Seriously, DOPA is bad news
Nancy Willard of the Center for Safe and Responsible Internet Use (csriu.org) wrote a article that was reprinted on blue Skunk Blog
stating clearly that DOPA is nothing more than Republican posturing. She paints this picture of the ad campaign against any Democrat who opposes DOPA:
(Candidate's name) voted against Deleting Online Predators Act -- a law intended to keep children safe from predators online. If (candidate) is not dedicated to protecting your children from Internet predators, how can you expect him or her to effectively address other important concerns?
Willard then goes on to provide some very solid reasons Democrats (or anyone) can use to argue that DOPA should be canned including:
1) DOPA is so vague that it will be deemed unconstitutional
2) DOPA is duplicative of CIPA - if schools consider a specific site 'harmful to minors' they can use their existing filter software and the CIPA legislation to justify blocking the site.
3) "Any place that kids congregate to communicate will attract predators" and it is impossible to block all possible avenues for online communication.
4) "Any moderately intelligent middle school student" can proxy around a school's filter and it is impossible to block all the proxies that might be used.
5) There is already too much reliance on filtering technology for controlling kid's use of the Internet. "What is needed in schools is a stronger focus on educational use of the Internet and more effective monitoring, including technical monitoring."
6) Another piece of legislation, COPA (a criminal law that requires sites with adult materials to have age verification) can only be passed (per a previous Supreme Court ruling) if the DOJ can prove that filtering is ineffective. That puts the government's CIPA and DOPA legislation in a bit of a bind.
There's lots of great info on DOPA and the reasons it should not come to fruition and Willard hits on most of them. Also see the YALSA DOPA Wiki for some good resources on social networking, DOPA, the law and an excellent "MySpace for Parents" article.
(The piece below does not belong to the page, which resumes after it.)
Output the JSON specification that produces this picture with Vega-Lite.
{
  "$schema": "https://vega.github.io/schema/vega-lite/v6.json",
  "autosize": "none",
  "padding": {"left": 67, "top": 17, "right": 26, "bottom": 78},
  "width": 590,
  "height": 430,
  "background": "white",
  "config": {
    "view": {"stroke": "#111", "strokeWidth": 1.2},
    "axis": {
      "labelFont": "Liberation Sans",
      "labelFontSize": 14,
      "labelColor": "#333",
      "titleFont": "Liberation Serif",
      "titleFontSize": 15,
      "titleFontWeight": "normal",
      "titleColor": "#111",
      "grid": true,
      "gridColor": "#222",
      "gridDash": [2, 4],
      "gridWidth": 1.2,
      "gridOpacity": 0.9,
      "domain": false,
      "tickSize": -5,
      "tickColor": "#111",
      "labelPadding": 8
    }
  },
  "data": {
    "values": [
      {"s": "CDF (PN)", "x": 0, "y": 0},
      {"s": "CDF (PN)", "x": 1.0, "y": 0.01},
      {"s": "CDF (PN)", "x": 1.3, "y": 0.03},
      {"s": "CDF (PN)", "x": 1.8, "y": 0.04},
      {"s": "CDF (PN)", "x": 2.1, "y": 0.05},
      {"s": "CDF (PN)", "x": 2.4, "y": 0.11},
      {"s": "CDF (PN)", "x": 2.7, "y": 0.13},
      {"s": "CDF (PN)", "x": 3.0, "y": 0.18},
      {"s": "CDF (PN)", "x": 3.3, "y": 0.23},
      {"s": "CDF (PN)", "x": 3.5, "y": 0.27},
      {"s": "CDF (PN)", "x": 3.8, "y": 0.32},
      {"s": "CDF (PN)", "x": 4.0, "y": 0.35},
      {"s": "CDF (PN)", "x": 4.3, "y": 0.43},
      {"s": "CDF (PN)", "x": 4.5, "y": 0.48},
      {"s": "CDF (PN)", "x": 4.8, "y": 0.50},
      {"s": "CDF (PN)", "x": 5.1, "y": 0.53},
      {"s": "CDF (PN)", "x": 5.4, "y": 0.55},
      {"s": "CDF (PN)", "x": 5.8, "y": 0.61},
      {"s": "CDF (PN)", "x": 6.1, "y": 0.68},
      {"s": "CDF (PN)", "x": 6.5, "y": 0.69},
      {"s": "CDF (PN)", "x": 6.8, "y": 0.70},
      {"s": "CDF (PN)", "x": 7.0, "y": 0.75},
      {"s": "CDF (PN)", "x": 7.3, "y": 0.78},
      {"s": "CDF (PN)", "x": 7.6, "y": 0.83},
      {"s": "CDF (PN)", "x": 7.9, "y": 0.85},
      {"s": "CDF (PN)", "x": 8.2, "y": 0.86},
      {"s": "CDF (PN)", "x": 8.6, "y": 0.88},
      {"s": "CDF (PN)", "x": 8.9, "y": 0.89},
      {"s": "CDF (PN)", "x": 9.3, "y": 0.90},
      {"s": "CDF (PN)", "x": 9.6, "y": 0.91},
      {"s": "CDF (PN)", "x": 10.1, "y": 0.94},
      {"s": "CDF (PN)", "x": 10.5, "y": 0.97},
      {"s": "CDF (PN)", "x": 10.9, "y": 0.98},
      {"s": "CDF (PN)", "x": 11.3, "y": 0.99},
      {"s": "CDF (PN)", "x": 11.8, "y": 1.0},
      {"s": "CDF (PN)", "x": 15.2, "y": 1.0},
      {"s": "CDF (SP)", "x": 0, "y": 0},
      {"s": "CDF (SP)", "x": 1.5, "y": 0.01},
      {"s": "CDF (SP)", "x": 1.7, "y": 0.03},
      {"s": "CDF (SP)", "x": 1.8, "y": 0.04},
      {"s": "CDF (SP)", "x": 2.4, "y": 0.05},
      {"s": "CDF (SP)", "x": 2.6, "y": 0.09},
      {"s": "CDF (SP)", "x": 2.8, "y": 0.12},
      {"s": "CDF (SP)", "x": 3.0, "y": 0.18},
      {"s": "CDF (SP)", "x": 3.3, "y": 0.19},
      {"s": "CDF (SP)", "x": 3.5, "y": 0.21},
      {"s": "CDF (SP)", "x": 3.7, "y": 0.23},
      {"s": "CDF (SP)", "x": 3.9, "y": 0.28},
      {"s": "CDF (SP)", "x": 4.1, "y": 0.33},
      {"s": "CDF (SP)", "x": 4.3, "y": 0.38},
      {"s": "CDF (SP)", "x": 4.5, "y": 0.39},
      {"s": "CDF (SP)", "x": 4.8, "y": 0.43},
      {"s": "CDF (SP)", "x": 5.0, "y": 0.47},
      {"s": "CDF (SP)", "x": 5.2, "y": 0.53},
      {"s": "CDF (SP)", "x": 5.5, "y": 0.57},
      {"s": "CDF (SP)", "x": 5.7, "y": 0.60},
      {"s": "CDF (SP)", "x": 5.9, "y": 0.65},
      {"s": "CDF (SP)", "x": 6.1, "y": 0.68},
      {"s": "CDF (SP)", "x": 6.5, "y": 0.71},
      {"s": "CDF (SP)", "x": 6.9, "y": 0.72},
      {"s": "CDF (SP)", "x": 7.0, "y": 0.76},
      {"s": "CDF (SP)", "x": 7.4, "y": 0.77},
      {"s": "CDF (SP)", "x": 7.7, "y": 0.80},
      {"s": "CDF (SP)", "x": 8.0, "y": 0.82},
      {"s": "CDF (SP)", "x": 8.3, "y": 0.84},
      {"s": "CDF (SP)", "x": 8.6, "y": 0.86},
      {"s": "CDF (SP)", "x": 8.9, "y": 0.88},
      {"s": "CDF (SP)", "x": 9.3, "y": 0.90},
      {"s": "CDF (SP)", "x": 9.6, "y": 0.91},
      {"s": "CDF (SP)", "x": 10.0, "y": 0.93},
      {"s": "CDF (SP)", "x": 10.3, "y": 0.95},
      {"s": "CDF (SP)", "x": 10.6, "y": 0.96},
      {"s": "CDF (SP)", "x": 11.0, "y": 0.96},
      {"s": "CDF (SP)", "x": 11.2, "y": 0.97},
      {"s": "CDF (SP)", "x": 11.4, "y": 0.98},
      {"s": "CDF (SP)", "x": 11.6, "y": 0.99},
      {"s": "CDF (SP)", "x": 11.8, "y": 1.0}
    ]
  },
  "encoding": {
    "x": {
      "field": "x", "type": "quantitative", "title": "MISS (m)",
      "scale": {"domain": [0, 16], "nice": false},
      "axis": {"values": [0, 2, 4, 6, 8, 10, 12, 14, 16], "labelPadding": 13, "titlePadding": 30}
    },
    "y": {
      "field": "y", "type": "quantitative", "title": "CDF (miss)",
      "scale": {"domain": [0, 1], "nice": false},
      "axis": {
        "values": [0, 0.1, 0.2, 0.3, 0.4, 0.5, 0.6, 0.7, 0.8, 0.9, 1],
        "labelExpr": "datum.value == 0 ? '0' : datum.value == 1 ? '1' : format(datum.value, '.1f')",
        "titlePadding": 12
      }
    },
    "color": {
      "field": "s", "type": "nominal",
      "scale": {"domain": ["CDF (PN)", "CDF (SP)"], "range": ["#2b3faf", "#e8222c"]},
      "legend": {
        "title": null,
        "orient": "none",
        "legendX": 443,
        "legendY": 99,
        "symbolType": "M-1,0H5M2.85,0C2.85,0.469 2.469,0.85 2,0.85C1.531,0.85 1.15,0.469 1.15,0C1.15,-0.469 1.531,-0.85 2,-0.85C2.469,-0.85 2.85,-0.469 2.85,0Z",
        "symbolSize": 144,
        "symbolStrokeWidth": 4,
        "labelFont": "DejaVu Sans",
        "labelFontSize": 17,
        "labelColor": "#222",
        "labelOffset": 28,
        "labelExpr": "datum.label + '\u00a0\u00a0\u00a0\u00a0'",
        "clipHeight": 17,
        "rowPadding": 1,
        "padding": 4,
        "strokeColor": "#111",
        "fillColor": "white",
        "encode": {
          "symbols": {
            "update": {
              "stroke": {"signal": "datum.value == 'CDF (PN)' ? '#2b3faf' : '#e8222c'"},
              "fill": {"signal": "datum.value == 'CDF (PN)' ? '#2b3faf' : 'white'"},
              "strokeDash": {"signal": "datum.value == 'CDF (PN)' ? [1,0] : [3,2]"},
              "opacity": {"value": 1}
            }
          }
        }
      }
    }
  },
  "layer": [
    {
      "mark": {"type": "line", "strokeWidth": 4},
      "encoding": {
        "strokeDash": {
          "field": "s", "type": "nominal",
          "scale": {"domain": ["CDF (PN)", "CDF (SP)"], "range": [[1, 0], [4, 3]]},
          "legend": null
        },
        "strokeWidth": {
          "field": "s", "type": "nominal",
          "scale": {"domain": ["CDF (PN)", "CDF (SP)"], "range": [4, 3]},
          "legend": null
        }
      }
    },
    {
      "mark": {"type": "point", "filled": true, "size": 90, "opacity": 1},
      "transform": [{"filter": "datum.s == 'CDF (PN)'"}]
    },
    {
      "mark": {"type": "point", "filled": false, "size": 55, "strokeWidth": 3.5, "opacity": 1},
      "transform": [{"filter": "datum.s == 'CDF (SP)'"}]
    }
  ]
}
And now, here's my new contribution to the argument: Blocking MySpace will provide incentive for kids to learn how to get around filters. Until now, there's been enough alternative sites for kids to use to accomplish their goals (shop, communicate, play games, etc) so they haven't needed to bother with proxies and other new, savvy ways to bypass the Internet filters. But there is no space like MySpace, and if libraries and schools start blocking MySpace with their filters, even the 'good kids' are going to find their way around it.
The technology savvy will use one of the many ways to get around filters described here and the less savvy will just go to the mall, park outside someone's house or go to Starbucks to get online without restriction and without supervision.
DOPA is the best way to motivate our youth to learn better ways to get around filters and to keep their online activities hidden from responsible adults.
Instead of filtering, kids need mentoring, guidance, supervision and encouragement. They are going to explore the cyberworld with or without our help. Why not give them the resources they need to make intelligent decisions about what is fun and what is dangerous and increase the chances that they will navigate safely.